There are signs that the rights of the accused were not guarantee in pre-trial detention. The violated rights include, but may not be limited just to, the following ones:

  • rights during the investigation, including presumption of innocence;
  • rights to humane treatment and not to be tortured while in detention.

3.2. Trial proceedings

There are signs that the rights of the accused were not guarantee in trial proceedings. The violated rights include, but may not be limited just to, the following ones:

  • right to a fair trial, including right to benefit from the principle of adversarial proceedings and the principle of due process;
  • right to benefit from presumption of innocence;
  • right to equality of arms;
  • right to call and examine witnesses;
  • right not to be compelled to confess guilt or to testify against oneself;
  • exclusion of evidence elicited by illegal means, including torture or ill-treatment.

The above-mentioned rights in pre-trial detention and trial proceedings are guaranteed by international human rights standards, including General Comments by the UN Human Rights Committee, the International Covenant on Civil and Political Rights (ICCPR), and the Convention against Torture and Other Cruel, Inhuman or Degrading Treatment or Punishment (CAT), to which Vietnam is a signatory.

Due process violations

  • The case has no witness who actually saw Ho Duy Hai at the crime scene.
  • The fingerprints collected did not match that of Ho Duy Hai (and the police did not identify whose fingerprints they were).
  • The indictment was mostly based on Ho Duy Hai’s testimonials and fake evidence, including the knife and chopping board purchased at the local market as simulation of the weapons.

Opinions of the participants

Chief Justice Truong Hoa Binh, member of the Communist Party, said in a meeting of the Standing Committee of the National Assembly that despite some minor wrongdoings, the nature of the case remained unchanged.

“At the first-instance trial, the accused admitted guilt and said he had not suffer from torture or extortion. The trial court then decided that Ho Duy Hai is guilty. In the appellate trial, the accused said he did not commit the crime, but what he said was not made clear yet, so it did not change the nature of the case and he was convicted.”

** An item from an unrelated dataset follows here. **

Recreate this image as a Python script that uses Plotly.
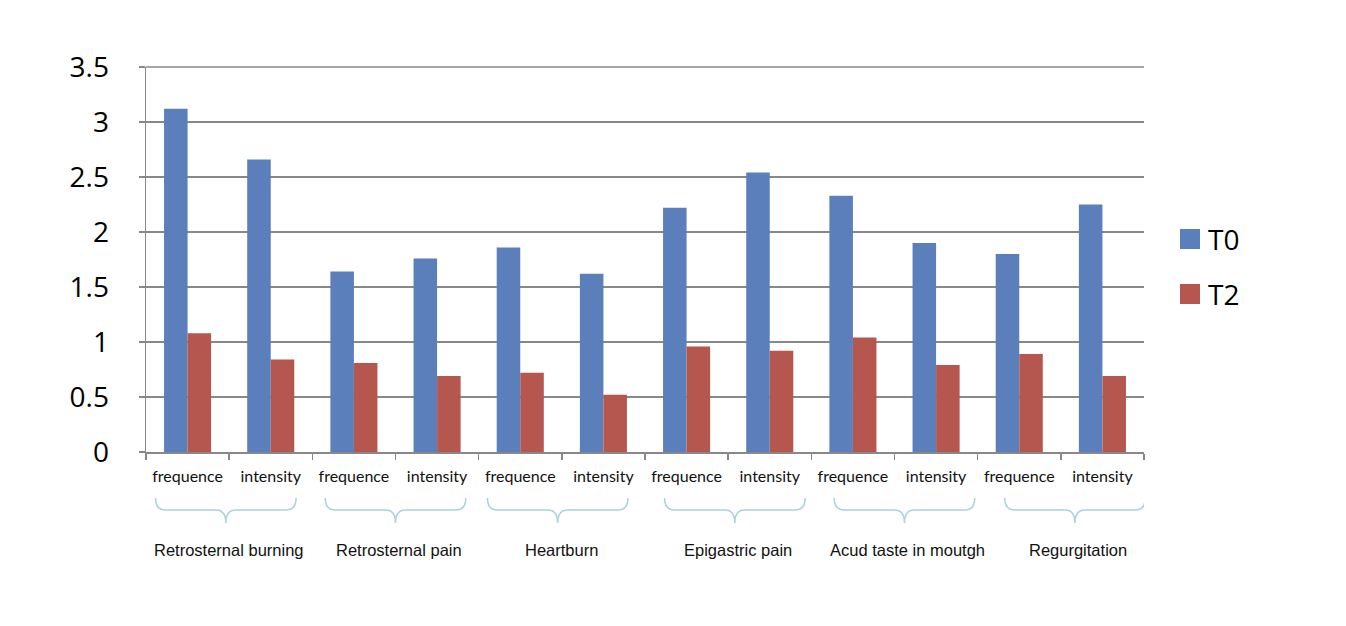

“On investigating the case, the Court has not found any basis for protest, although there were some shortcomings during the police’s process of collecting evidence.”

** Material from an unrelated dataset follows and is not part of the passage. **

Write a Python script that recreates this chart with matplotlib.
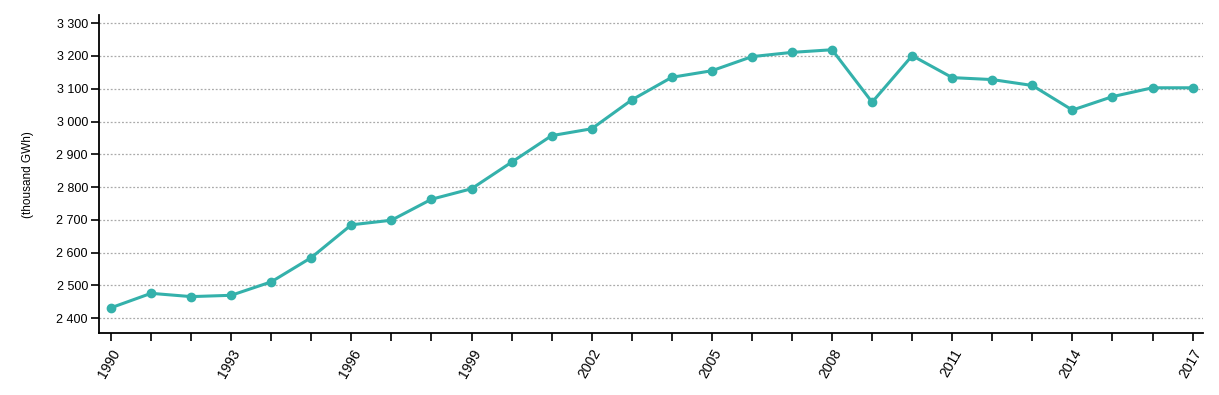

Ho Duy Hai's mother and aunt desperately fighting to save his life. Photo by Lan Thang.

Ho Duy Hai’s mother and aunt desperately fighting to save his life. Photo by Lan Thang.

Opinion of the authors

According to the Vietnam Criminal Procedures Code, the appellate judgment of Ho Duy Hai can be protested against by the President of the Supreme People’s Court and the Chairman of the Supreme People’s Procuracy under cassation procedures.

Once the judgment is protested and the protest is approved, the Judges’ Council of the Supreme People’s Court shall review the case and issue one of these three decisions:

  • to reject the protests and retain the legally valid judgments or decisions.
  • to dismiss the legally valid judgments or decisions and cease the cases.
  • to dismiss the legally valid judgments or decisions for re-investigation or re-trial.

The Judges’ Council of the Supreme People’s Court’s decisions are final judgments and cannot be protested.